The primary goal of the MDA's pesticide groundwater monitoring is to provide detailed information on the occurrence and concentrations of pesticides in Minnesota's groundwater resources. Protection of Minnesota's citizens and water resources from agricultural chemicals is the fundamental purpose of this goal. The program focus is monitoring vulnerable groundwater in the agricultural and urban areas of the state.

In 2019, the MDA’s ambient monitoring program sampled over 160 monitoring wells, naturally occurring springs and private drinking water wells throughout the state for pesticides.

Map illustrating the location of the groundwater sampling sites in 2019. Sampling sites include domestic wells, monitoring wells, urban wells, and springs.


In 1987, the Minnesota Legislature amended the Minnesota Pesticide Control Law. It directed the MDA to determine the impact of pesticides on the environment, including the impacts on surface water and groundwater.

In response to this charge, the MDA initiated a pesticide groundwater monitoring program in 1987 and in 1991, began surface water monitoring. The MDA has one of the most comprehensive pesticide monitoring programs in the country.

Groundwater Monitoring Results for 2019

  • 611 pesticide samples were collected from 166 routine groundwater monitoring sites (monitoring wells, springs and private drinking water wells).
    • 47 different pesticides or pesticide degradates were detected out of 150 pesticide analytes that were analyzed by the MDA Laboratory.
    • Metolachlor ESA was the most frequently detected analyte.
    • Glyphosate, and its degradate AMPA, were not detected in groundwater (167 samples).
    • Glyphosate/AMPA samples were collected at least once from every groundwater site.
    • 11 pesticides were analyzed for the first time in 2019.
    • Cyanazine acid, cyanazine amide, and deethylcyanazine acid were detected in 2%, 2%, and 4% of samples collected statewide, respectively.
    • Acifluorflen, afidopyropen, deethylcyanazine, deethylcyanazine amide, flutianil, flutianil OC 56574, flutianil OC 56635, and pydiflumetofen were not detected.
    • The total concentration of cyanazine and its degradates exceeded the drinking water Health Risk Limit (HRL) of 1,000 ng/L in one sample collected from a spring in Goodhue County. This was the only exceedance of a drinking water reference value in the ambient groundwater monitoring.

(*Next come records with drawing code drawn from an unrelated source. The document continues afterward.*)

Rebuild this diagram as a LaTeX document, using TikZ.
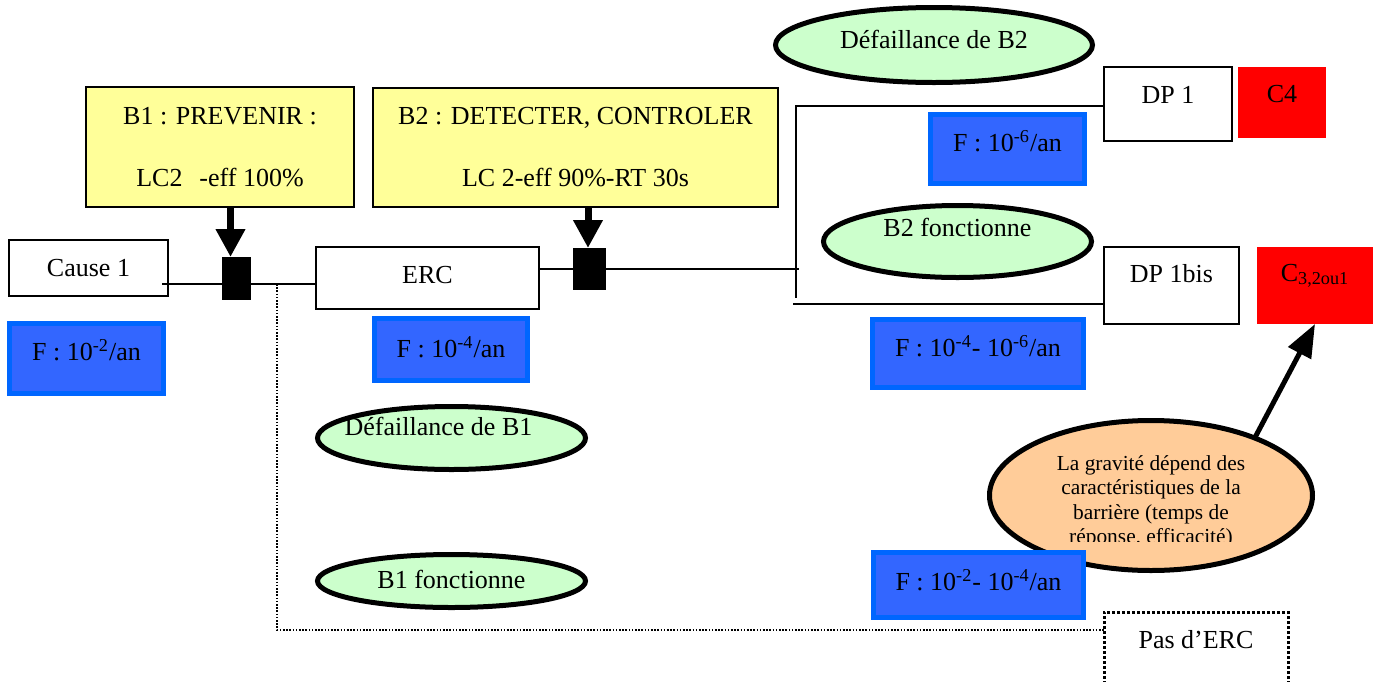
\documentclass[tikz,border=0pt]{standalone}
\usepackage{fontspec}
\setmainfont{Liberation Serif}
\usetikzlibrary{shapes.geometric,arrows.meta,calc}
\definecolor{fblue}{RGB}{51,102,255}
\definecolor{bblue}{RGB}{0,102,255}
\definecolor{yel}{RGB}{255,255,153}
\definecolor{lgreen}{RGB}{204,255,204}
\definecolor{peach}{RGB}{255,204,153}
\begin{document}
\begin{tikzpicture}[x=0.5pt,y=-0.5pt,
  font=\fontsize{13}{15.6}\selectfont,
  every node/.style={inner sep=0pt,outer sep=0pt},
  wbox/.style={rectangle,draw=black,line width=1pt,fill=white},
  fbox/.style={rectangle,draw=bblue,line width=2.5pt,fill=fblue},
  ybox/.style={rectangle,draw=black,line width=1pt,fill=yel,align=center},
  rbox/.style={rectangle,fill=red},
  blk/.style={rectangle,fill=black},
  gell/.style={ellipse,draw=black,line width=2.5pt,fill=lgreen},
  conn/.style={line width=1pt},
  dotline/.style={line width=0.8pt,dash pattern=on 0.8pt off 0.8pt},
  barrow/.style={line width=3.5pt,-{Triangle[width=14pt,length=14pt]}},
  garrow/.style={line width=2.5pt,-{Triangle[width=12.5pt,length=16.5pt]}}]
\path[use as bounding box,clip] (0,0) rectangle (1378,681);
\fill[white] (0,0) rectangle (1378,681);

% green ellipses
\node[gell,minimum width=158.5pt,minimum height=37.5pt,text height=7.5pt,text depth=3.9pt] (db2) at (934,45) {Défaillance de B2};
\node[gell,minimum width=134pt,minimum height=36pt,text height=5pt,text depth=9.8pt] (b2f) at (957.5,241.5) {B2 fonctionne};
\node[gell,minimum width=134pt,minimum height=31.5pt,text height=5pt,text depth=8pt] (db1) at (451.5,438) {\hspace*{-13pt}Défaillance de B1};
\node[gell,minimum width=134pt,minimum height=26.5pt,text height=10pt,text depth=2.3pt] (b1f) at (451.5,581) {B1 fonctionne};

% yellow barrier boxes
\node[ybox,minimum width=134pt,minimum height=60pt] (b1) at (220,147) {B1 : PREVENIR :\\[15.4pt]LC2\hspace{8.5pt}-eff 100\%};
\node[ybox,minimum width=202.5pt,minimum height=59.5pt] (b2) at (575.5,147.5) {B2 : DETECTER, CONTROLER\\[15.4pt]LC 2-eff 90\%-RT 30s};

% white boxes
\node[wbox,minimum width=79.5pt,minimum height=28pt,text height=10pt,text depth=1.5pt] (cause) at (88.5,268) {Cause 1};
\node[wbox,minimum width=111.5pt,minimum height=31pt,text height=10pt,text depth=5pt] (erc) at (427.5,278) {ERC};
\node[wbox,minimum width=64pt,minimum height=37pt,text height=10pt,text depth=11pt] (dp1) at (1168,104) {DP 1};
\node[wbox,minimum width=67.5pt,minimum height=38.5pt,text height=10pt,text depth=13.5pt] (dp1bis) at (1171.5,285.5) {DP 1bis};
\node[rectangle,draw=black,line width=1.5pt,dash pattern=on 1.5pt off 1pt,fill=white,minimum width=92pt,minimum height=54pt,text height=10pt,text depth=28pt] (pas) at (1196,666) {Pas d’ERC};

% red consequence boxes
\node[rbox,minimum width=44pt,minimum height=35.5pt,text height=10pt,text depth=10.5pt] (c4) at (1282,102.5) {C4};
\node[rbox,minimum width=58pt,minimum height=38.5pt,text height=10pt,text depth=14.5pt] (c3) at (1315,285.5) {C\textsubscript{3,2ou1}};

% blue frequency boxes
\node[fbox,minimum width=77pt,minimum height=35pt,text height=10pt,text depth=8.5pt] (f1) at (86.5,358.5) {F : 10\textsuperscript{-2}/an};
\node[fbox,minimum width=76.5pt,minimum height=31pt,text height=10pt,text depth=2.5pt] (f2) at (451,349.5) {F : 10\textsuperscript{-4}/an};
\node[fbox,minimum width=77pt,minimum height=34.5pt,text height=10pt,text depth=8pt] (f3) at (1007.5,149) {F : 10\textsuperscript{-6}/an};
\node[fbox,minimum width=105.5pt,minimum height=34pt,text height=10pt,text depth=7.5pt] (f4) at (978,353.5) {F : 10\textsuperscript{-4}- 10\textsuperscript{-6}/an};

% orange note ellipse (drawn under F5)
\node[ellipse,draw=black,line width=2.5pt,fill=peach,minimum width=161.5pt,minimum height=75pt] (grav) at (1151,495.5) {};
\begin{scope}
\clip (987,418) rectangle (1315,541.5);
\node[font=\fontsize{10.7}{12.25}\selectfont,align=center,anchor=north] (gravtext) at (1151,455.5) {La gravité dépend des\\caractéristiques de la\\barrière (temps de\\réponse, efficacité)};
\end{scope}
\node[fbox,minimum width=105pt,minimum height=32.5pt,text height=10pt,text depth=5pt] (f5) at (978.5,585) {F : 10\textsuperscript{-2}- 10\textsuperscript{-4}/an};

% connectors
\coordinate (j1) at (162,284);
\draw[conn] (j1) -- (erc.west |- j1);
\coordinate (j2) at (799,269);
\draw[conn] (erc.east |- j2) -- (j2);
\coordinate (v1) at (796,106);
\coordinate (v2) at (796,298);
\coordinate (h2) at (793,304);
\draw[conn] (dp1.west |- v1) -- (v1) -- (v2);
\draw[conn] (h2) -- (dp1bis.west |- h2);
\coordinate (d1) at (277,284);
\coordinate (d2) at (277,630);
\draw[dotline] (d1) -- (d2) -- (pas.west |- d2);

% barrier blocks
\node[blk,minimum width=14.5pt,minimum height=21.5pt] (blk1) at (236.5,278.5) {};
\node[blk,minimum width=16.5pt,minimum height=21pt] (blk2) at (589.5,269) {};

% arrows
\coordinate (a1) at ($(blk1.north)+(-6,0)$);
\draw[barrow] (b1.south -| a1) -- (a1);
\coordinate (a2) at ($(blk2.north)+(-1.5,0)$);
\draw[barrow] (b2.south -| a2) -- (a2);
\draw[garrow] (grav.29) -- (c3.south);
\end{tikzpicture}
\end{document}
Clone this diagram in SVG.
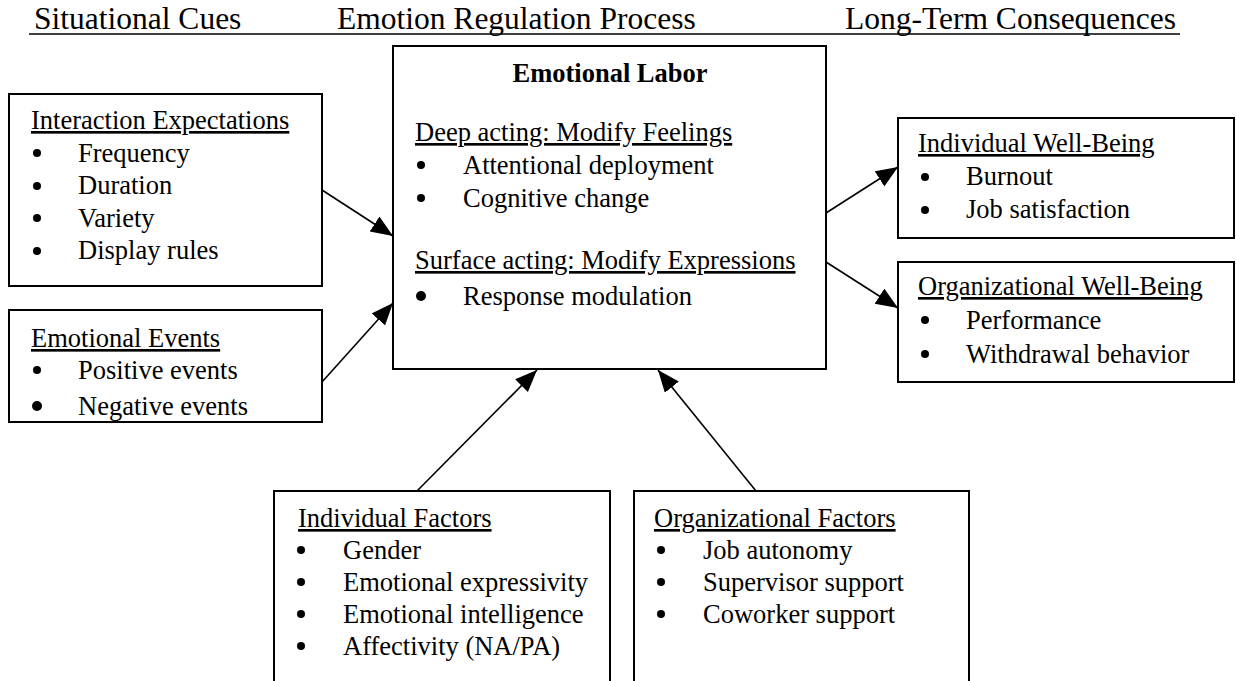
<svg xmlns="http://www.w3.org/2000/svg" width="1236" height="681" viewBox="0 0 1236 681">
<style>
  .box { fill: #fff; stroke: #000; stroke-width: 2; }
  .t { font-family: "Liberation Serif", "Times New Roman", "DejaVu Serif", serif; font-size: 26.5px; fill: #000; }
  .h { font-family: "Liberation Serif", "Times New Roman", "DejaVu Serif", serif; font-size: 31.5px; fill: #000; }
  .b { font-weight: bold; }
  .u { text-decoration: underline; }
  .conn line { stroke: #000; stroke-width: 1.6; }
</style>
<defs>
  <marker id="arr" markerUnits="userSpaceOnUse" markerWidth="24" markerHeight="20" refX="22" refY="9" orient="auto">
    <path d="M0,0 L22,9 L0,18 Z" fill="#000"/>
  </marker>
  <circle id="dot" r="4" fill="#000"/>
  <circle id="bigdot" r="5" fill="#000"/>
</defs>
<rect width="1236" height="681" fill="#fff"/>

<g id="header">
  <text class="h" x="34" y="29">Situational Cues</text>
  <text class="h" x="337" y="29">Emotion Regulation Process</text>
  <text class="h" x="845" y="29">Long-Term Consequences</text>
  <line x1="29" y1="34" x2="1180" y2="34" stroke="#000" stroke-width="1.5"/>
</g>

<g id="emotional-labor">
  <rect class="box" x="393" y="46" width="433" height="323"/>
  <text class="t b" x="610" y="82" text-anchor="middle">Emotional Labor</text>
  <text class="t u" x="415" y="141">Deep acting: Modify Feelings</text>
  <use href="#dot" x="421" y="165"/>
  <text class="t" x="463" y="174">Attentional deployment</text>
  <use href="#dot" x="421" y="198"/>
  <text class="t" x="463" y="207">Cognitive change</text>
  <text class="t u" x="415" y="269">Surface acting: Modify Expressions</text>
  <use href="#bigdot" x="421" y="296"/>
  <text class="t" x="463" y="305">Response modulation</text>
</g>

<g id="interaction-expectations">
  <rect class="box" x="9" y="94" width="313" height="192"/>
  <text class="t u" x="31" y="129">Interaction Expectations</text>
  <use href="#dot" x="37" y="153"/>
  <text class="t" x="78" y="162">Frequency</text>
  <use href="#dot" x="37" y="186"/>
  <text class="t" x="78" y="194">Duration</text>
  <use href="#dot" x="37" y="218"/>
  <text class="t" x="78" y="227">Variety</text>
  <use href="#dot" x="37" y="251"/>
  <text class="t" x="78" y="259">Display rules</text>
</g>

<g id="emotional-events">
  <rect class="box" x="9" y="310" width="313" height="112"/>
  <text class="t u" x="31" y="347">Emotional Events</text>
  <use href="#dot" x="37" y="370"/>
  <text class="t" x="78" y="379">Positive events</text>
  <use href="#bigdot" x="37" y="406"/>
  <text class="t" x="78" y="415">Negative events</text>
</g>

<g id="individual-well-being">
  <rect class="box" x="898" y="118" width="336" height="120"/>
  <text class="t u" x="918" y="152">Individual Well-Being</text>
  <use href="#dot" x="925" y="177"/>
  <text class="t" x="966" y="185">Burnout</text>
  <use href="#dot" x="925" y="210"/>
  <text class="t" x="966" y="218">Job satisfaction</text>
</g>

<g id="organizational-well-being">
  <rect class="box" x="898" y="262" width="336" height="120"/>
  <text class="t u" x="918" y="295">Organizational Well-Being</text>
  <use href="#dot" x="925" y="320"/>
  <text class="t" x="966" y="329">Performance</text>
  <use href="#dot" x="925" y="354"/>
  <text class="t" x="966" y="363">Withdrawal behavior</text>
</g>

<g id="individual-factors">
  <rect class="box" x="274" y="491" width="336" height="205"/>
  <text class="t u" x="298" y="527">Individual Factors</text>
  <use href="#dot" x="301" y="550"/>
  <text class="t" x="343" y="559">Gender</text>
  <use href="#dot" x="301" y="582"/>
  <text class="t" x="343" y="591">Emotional expressivity</text>
  <use href="#dot" x="301" y="614"/>
  <text class="t" x="343" y="623">Emotional intelligence</text>
  <use href="#dot" x="301" y="646"/>
  <text class="t" x="343" y="655">Affectivity (NA/PA)</text>
</g>

<g id="organizational-factors">
  <rect class="box" x="634" y="491" width="335" height="205"/>
  <text class="t u" x="654" y="527">Organizational Factors</text>
  <use href="#dot" x="661" y="550"/>
  <text class="t" x="703" y="559">Job autonomy</text>
  <use href="#dot" x="661" y="582"/>
  <text class="t" x="703" y="591">Supervisor support</text>
  <use href="#dot" x="661" y="614"/>
  <text class="t" x="703" y="623">Coworker support</text>
</g>

<g id="connectors" class="conn">
  <line x1="322" y1="190" x2="393" y2="236" marker-end="url(#arr)"/>
  <line x1="322" y1="382" x2="393" y2="303" marker-end="url(#arr)"/>
  <line x1="826" y1="213" x2="898" y2="167" marker-end="url(#arr)"/>
  <line x1="826" y1="262" x2="898" y2="308" marker-end="url(#arr)"/>
  <line x1="417" y1="491" x2="537" y2="370" marker-end="url(#arr)"/>
  <line x1="756" y1="491" x2="658" y2="370" marker-end="url(#arr)"/>
</g>
</svg>
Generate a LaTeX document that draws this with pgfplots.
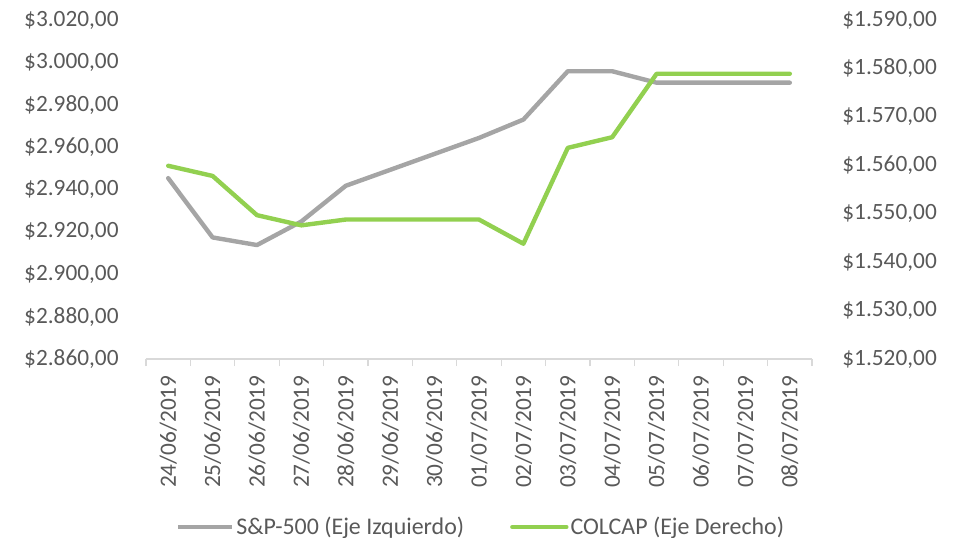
\documentclass[border=0pt]{standalone}
\usepackage{pgfplots}
\pgfplotsset{compat=1.18}
\usepackage{fontspec}
\setmainfont{Carlito}
\definecolor{spgray}{HTML}{A5A5A5}
\definecolor{colgreen}{HTML}{92D050}
\definecolor{txt}{HTML}{595959}
\definecolor{axl}{HTML}{D9D9D9}

\pgfplotstableread{
x sp col
0 2945.35 1559.9
1 2917.38 1557.8
2 2913.78 1549.7
3 2924.92 1547.6
4 2941.76 1548.8
5 2949.28 1548.8
6 2956.81 1548.8
7 2964.33 1548.8
8 2973.01 1543.8
9 2995.82 1563.6
10 2995.82 1565.8
11 2990.41 1578.9
12 2990.41 1578.9
13 2990.41 1578.9
14 2990.41 1578.9
}\datatable

\pgfplotsset{
  common/.style={
    at={(0,0)}, anchor=south west,
    scale only axis, width=333bp, height=169.5bp,
    xmin=-0.5, xmax=14.5,
    major tick length=0pt,
    scaled y ticks=false,
    /pgf/number format/fixed,
    /pgf/number format/fixed zerofill,
    /pgf/number format/precision=2,
    /pgf/number format/use comma,
    /pgf/number format/1000 sep={.},
    /pgf/number format/assume math mode=true,
    yticklabel={\$\pgfmathprintnumber{\tick}},
    yticklabel style={font=\fontsize{11.7}{13}\selectfont, text=txt, inner sep=0pt},
    y axis line style={draw=none},
  }
}

\begin{document}
\begin{tikzpicture}
\path[use as bounding box] (-73bp,-89.5bp) rectangle (409bp,179.5bp);
\begin{axis}[common,
  ymin=2860, ymax=3020,
  ytick={2860,2880,...,3020},
  yticklabel shift=13.5bp,
  axis x line*=bottom, axis y line*=left,
  xtick={0,...,14},
  xticklabels={24/06/2019,25/06/2019,26/06/2019,27/06/2019,28/06/2019,29/06/2019,30/06/2019,01/07/2019,02/07/2019,03/07/2019,04/07/2019,05/07/2019,06/07/2019,07/07/2019,08/07/2019},
  minor xtick={-0.5,0.5,...,14.5},
  minor tick length=3.5bp,
  tick align=outside,
  x axis line style={axl, line width=0.6bp, -},
  every minor tick/.style={axl, line width=0.6bp},
  xticklabel style={rotate=90, anchor=east, font=\fontsize{11.7}{13}\selectfont, text=txt, inner sep=0pt},
  xticklabel shift=8bp,
]
\addplot[spgray, line width=2.2bp, line join=round, line cap=round] table[x=x, y=sp] {\datatable};
\end{axis}
\begin{axis}[common,
  ymin=1520, ymax=1590,
  ytick={1520,1530,...,1590},
  yticklabel shift=15bp,
  axis y line*=right, axis x line=none,
  legend columns=2,
  legend style={draw=none, fill=none, at={(0.503,-0.4956)}, anchor=center,
    font=\fontsize{12}{14}\selectfont, text=txt,
    /tikz/every even column/.append style={column sep=22bp},
    nodes={inner sep=1bp}},
  legend image code/.code={\draw[#1] (0bp,0bp) -- (27bp,0bp);},
]
\addlegendimage{spgray, line width=2.2bp}
\addlegendentry{S\&P-500 (Eje Izquierdo)}
\addplot[colgreen, line width=2.2bp, line join=round, line cap=round] table[x=x, y=col] {\datatable};
\addlegendentry{COLCAP (Eje Derecho)}
\end{axis}
\end{tikzpicture}
\end{document}
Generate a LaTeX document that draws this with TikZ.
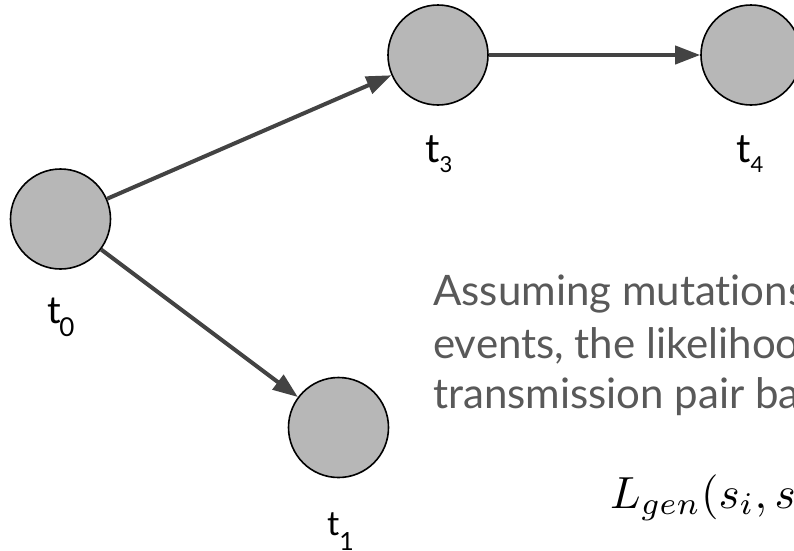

Common Detection Pesticides

Common detection is an official state designation made by the MDA Commissioner of Agriculture and is defined as “detection of a pollutant that is not due to misuse or unusual or unique circumstances but is likely to be the result of normal use of a product or a practice” (Minn. Stat. § 103H.005, Subd. 5). Pesticides, and select degradates, that have been designated as “common detection” receive heightened scrutiny from the MDA during reporting of monitoring results. Acetochlor, alachlor, atrazine, metolachlor, and metribuzin are the current common detection pesticides. Atrazine, metolachlor and metribuzin were designated in 2002. Acetochlor and alachlor were designated in 2003.

The graphics below indicate statewide groundwater common detection pesticide detection frequency from 2009 through 2019. Also presented are the annual statewide 90th percentile concentrations for common detection pesticide primary degradates.

Pesticide detection frequency for statewide groundwater monitoring 2010-2019. The following pesticides are graphed and values include the pesticide plus their degradates: Acetochlor, Alachlor, Atrazine, Metolachlor, and Metribuzin. Detection frequencies range from about 67% to less than 10%. Over time, the line for Metolchlor is relatively flat, values are between 60-70%. Alachlor and Atrazine both have a decreasing slope, values fall within 40-15%. Metribuzin has slight decline all values under 10%. Acetochlor show a slight increase over time, values fall between 25-40%.
Statewide groundwater monitoring 2010 - 2019 time series. 90th percentile concentration (ng/L) is plotted by year. Metolachlor ESA concentrations are the highest, and have the largest increase from 2013 to 2019. Acetochlor ESA has slight increase from 2010-2017, and slight decrease from 2017-2019. Alachlor ESA has a steady decrease from 2009-2019. Metribuzin DADK and Desethylatrazine appear to be relatively flat, all values below 0.25.

Data Availability and Future Work

All of the pesticide data collected as part of MDAs ambient monitoring program is publicly available through the Water Quality Portal or by contacting the MDA. The MDA will continue to improve its program to expand monitoring to new locations and to include additional pesticide analytes, as resources and needs permit. The MDA is committed to maintaining its long-term data record to allow for continued assessment of the impacts of pesticides on groundwater from routine use.